Following a c++ tutorial and teaching about find()
the following code was implemented to search for all the "cat" occurrences in a string
:
std::string input;
std::size_t i = 0, x_appearances = 0;
std::getline(std::cin,input);
for(i = input.find("cat",0); i != std::string::npos; i=input.find("cat", i))
{
++x_appearances;
++i; //Move past the last discovered instance to avoid finding the same string
}
Then the tutorial challenges the apprentice to change find()
for rfind()
, and that's where the problems came in, first I tried what seemed to be the obvious approach:
for(i = input.rfind("cat",input.length()); i != std::string::npos; i=input.rfind("cat", i))
{
++x_appearances;
--i; //Move past the last discovered instance to avoid finding the same string
}
but with this solution I fell into an infinite loop. Then I discovered that it was happening because the increment is performed before the condition check, and that the increment rfind()
was always finding a match even with i==std::string::npos
(if the match is on the beginning of the string, for example "cats"). My final solution came to be:
int n=input.length();
for(i = input.rfind("cat",input.length()); n>0 && i!=std::string::npos; i=input.rfind("cat", i))
{
++x_appearances;
n=i;
--i; //Move past the last discovered instance to avoid finding the same string
}
With n
I can keep the track of the position in the string
, and with it exit the for loop
when the entire string
had been searched.
So my question is: Is my approach correct? Did I need an extra variable or is there any other simpler way of doing this?

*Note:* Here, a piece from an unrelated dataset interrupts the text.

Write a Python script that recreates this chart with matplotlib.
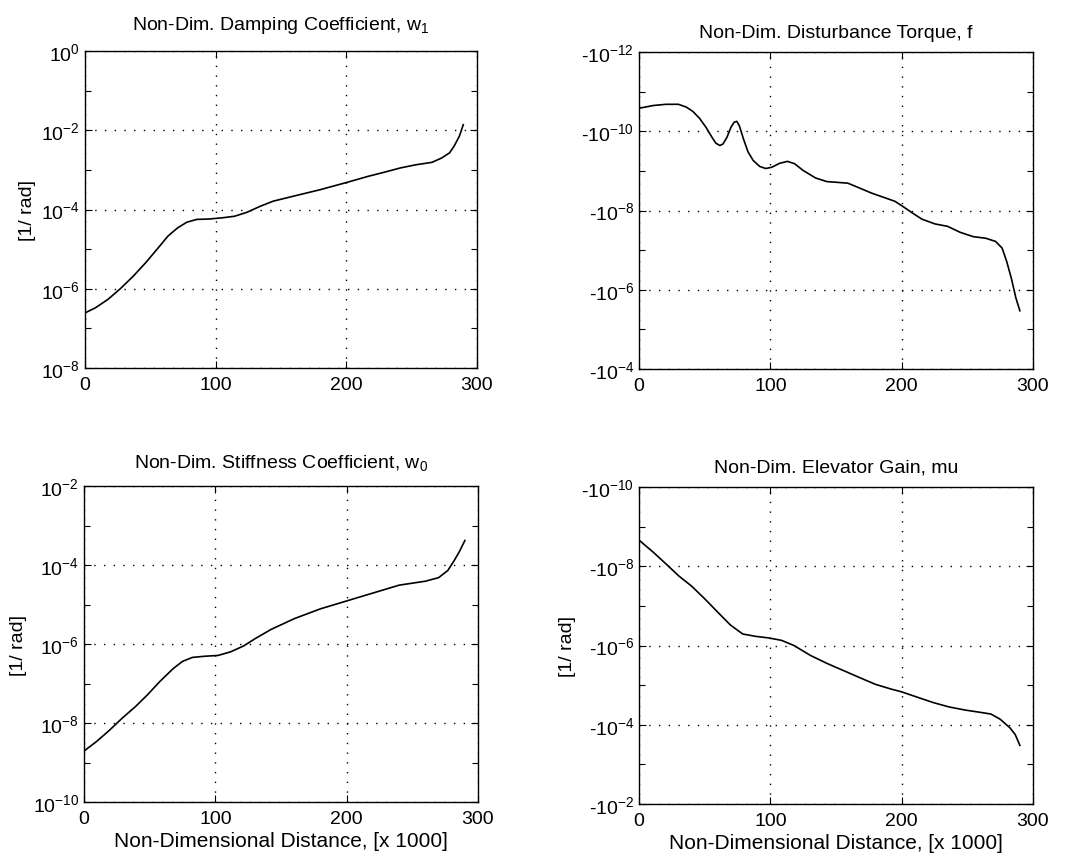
import numpy as np
import matplotlib
matplotlib.use("Agg")
import matplotlib.pyplot as plt
from matplotlib.ticker import FixedLocator, FuncFormatter, NullFormatter

plt.rcParams['font.family'] = ['Liberation Sans', 'DejaVu Sans']
plt.rcParams['mathtext.fontset'] = 'custom'
plt.rcParams['mathtext.rm'] = 'Liberation Sans'
plt.rcParams['mathtext.it'] = 'Liberation Sans'

# distance samples (x 1000) and log10 of each coefficient
x_w1 = [0, 8, 17.5, 27, 37, 46.5, 56, 63.5, 71, 78, 85.5, 95, 105, 114.5, 124,
        134, 144, 160, 180, 200, 217, 229, 241.5, 253.5, 265.5, 273, 279,
        282.5, 286.5, 289.5]
log_w1 = [-6.61, -6.48, -6.27, -6.00, -5.68, -5.34, -4.97, -4.67, -4.46, -4.32,
          -4.25, -4.24, -4.21, -4.17, -4.07, -3.92, -3.79, -3.66, -3.50, -3.32,
          -3.16, -3.06, -2.95, -2.87, -2.81, -2.70, -2.57, -2.40, -2.15, -1.86]

x_f = [0, 11, 20.5, 30, 36, 41, 46, 51, 55.5, 58.5, 61.5, 64, 67, 70, 72.5,
       74.5, 76.5, 79.5, 83, 87, 92, 96.5, 101, 107, 113, 118.5, 125, 134.5,
       143, 159, 167, 177, 186.5, 195, 201, 208.5, 215.5, 225.5, 235, 244.5,
       254.5, 264, 271.5, 276.5, 280, 283.5, 287, 290]
log_f = [-10.58, -10.65, -10.68, -10.68, -10.61, -10.50, -10.33, -10.10, -9.85,
         -9.70, -9.64, -9.68, -9.85, -10.10, -10.23, -10.25, -10.13, -9.81,
         -9.48, -9.26, -9.11, -9.06, -9.09, -9.19, -9.24, -9.18, -9.01, -8.82,
         -8.73, -8.69, -8.58, -8.44, -8.33, -8.23, -8.10, -7.93, -7.78, -7.66,
         -7.60, -7.45, -7.34, -7.30, -7.22, -7.05, -6.71, -6.29, -5.79, -5.47]

x_w0 = [0, 9.5, 19.5, 29, 39, 48.5, 58, 68, 75, 82.5, 92, 102, 111.5, 121.5,
        131, 142.5, 160, 180, 200, 220, 240, 260, 270, 277, 282, 286, 290]
log_w0 = [-8.71, -8.47, -8.18, -7.88, -7.59, -7.28, -6.94, -6.62, -6.44, -6.34,
          -6.31, -6.29, -6.20, -6.05, -5.85, -5.63, -5.36, -5.11, -4.91, -4.71,
          -4.51, -4.41, -4.32, -4.14, -3.88, -3.65, -3.38]

x_mu = [0, 11, 20.5, 30.5, 40, 50, 60, 69.5, 79, 89, 99, 108.5, 118, 130.5,
        143, 155.5, 168, 180, 192, 200, 211.5, 224, 236, 248.5, 260.5, 268,
        275, 282.5, 286.5, 290]
log_mu = [-8.66, -8.35, -8.06, -7.75, -7.50, -7.18, -6.84, -6.52, -6.29, -6.23,
          -6.19, -6.13, -6.00, -5.75, -5.55, -5.37, -5.19, -5.02, -4.90, -4.83,
          -4.70, -4.56, -4.45, -4.37, -4.31, -4.27, -4.14, -3.92, -3.75, -3.48]

# disturbance torque and elevator gain are negative quantities
w1 = 10.0 ** np.array(log_w1)
f = -10.0 ** np.array(log_f)
w0 = 10.0 ** np.array(log_w0)
mu = -10.0 ** np.array(log_mu)

panels = [
    dict(x=x_w1, y=w1, title='Non-Dim. Damping Coefficient, w$_1$', pad=16,
         dec=(-8, 0), neg=False, ylabel=True, xlabel=False,
         rect=[85, 52, 477, 369]),
    dict(x=x_f, y=f, title='Non-Dim. Disturbance Torque, f', pad=11,
         dec=(-12, -4), neg=True, ylabel=False, xlabel=False,
         rect=[639, 53, 1033, 370]),
    dict(x=x_w0, y=w0, title='Non-Dim. Stiffness Coefficient, w$_0$', pad=14,
         dec=(-10, -2), neg=False, ylabel=True, xlabel=True,
         rect=[84, 487, 478, 803]),
    dict(x=x_mu, y=mu, title='Non-Dim. Elevator Gain, mu', pad=11,
         dec=(-10, -2), neg=True, ylabel=True, xlabel=True,
         rect=[639, 488, 1033, 805]),
]

W, H = 1074, 862
fig = plt.figure(figsize=(W / 100, H / 100), dpi=100)

for p in panels:
    l, t, r, b = p['rect']
    ax = fig.add_axes([l / W, 1 - b / H, (r - l) / W, (b - t) / H])
    lo, hi = p['dec']
    yv = np.abs(p['y']) if p['neg'] else p['y']
    ax.plot(p['x'], yv, color='black', lw=1.2)
    ax.set_yscale('log')
    if p['neg']:
        # magnitude grows downwards, labels carry the sign
        ax.set_ylim(10.0 ** hi, 10.0 ** lo)
        fmt = FuncFormatter(lambda v, _: '-$10^{%d}$' % round(np.log10(v)))
    else:
        ax.set_ylim(10.0 ** lo, 10.0 ** hi)
        fmt = FuncFormatter(lambda v, _: '$10^{%d}$' % round(np.log10(v)))
    ax.yaxis.set_major_locator(FixedLocator([10.0 ** k for k in range(lo, hi + 1, 2)]))
    ax.yaxis.set_minor_locator(FixedLocator([10.0 ** k for k in range(lo + 1, hi, 2)]))
    ax.yaxis.set_major_formatter(fmt)
    ax.yaxis.set_minor_formatter(NullFormatter())
    ax.set_xlim(0, 300)
    ax.set_xticks([0, 100, 200, 300])
    ax.grid(True, which='major', color='black', linestyle=(0, (1, 6)), lw=1.0)
    ax.tick_params(which='both', direction='in', top=True, right=True,
                   labelsize=14, width=0.8, color='black')
    ax.tick_params(which='major', length=5)
    ax.tick_params(which='minor', length=4)
    ax.tick_params(axis='x', pad=6)
    for s in ax.spines.values():
        s.set_linewidth(1.0)
    ax.set_title(p['title'], fontsize=14, pad=p['pad'])
    if p['ylabel']:
        ax.set_ylabel('[1/ rad]', fontsize=14)
    if p['xlabel']:
        ax.set_xlabel('Non-Dimensional Distance, [x 1000]', fontsize=15, labelpad=3)

fig.savefig('out.png', dpi=100)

for(i = input.rfind("cat",input.length()); i != std::string::npos; i=input.rfind("cat", i))
{
++x_appearances;
--i; //Move past the last discovered instance to avoid finding the same string
}
The problem with the above is the --i
inside the loop. Suppose the input string starts with "cat". Your algorithm will eventually find that "cat" with i
being 0. Since you've declared i
as a std::size_t
, subtracting 1 from 0 results in the largest possible std::size_t
. There's no warning, no overflow, no undefined behavior. This is exactly how unsigned integers must work, per the standard.
Somehow you need to handle this special case. You could use an auxiliary variable and a more convoluted test in your loop. An alternative is to keep your code simple and at the same time make it blatantly obvious you are explicitly handling this special case:
for (i = input.rfind("cat"); i != std::string::npos; i=input.rfind("cat", i-1))
{
++x_appearances;
// Finding "cat" at the start means we're done.
if (i == 0) {
break;
}
}
Note also that I've changed the loop statement a bit. The default value for pos
is std::string::npos
, which means search from the end of the string. There's no need for that second argument with the initializer. I also moved the --i
into the update part of the for loop, changing input.rfind("cat",i)
to input.rfind("cat",i-1)
. Since i
is always positive at this point, there's no danger in subtracting one.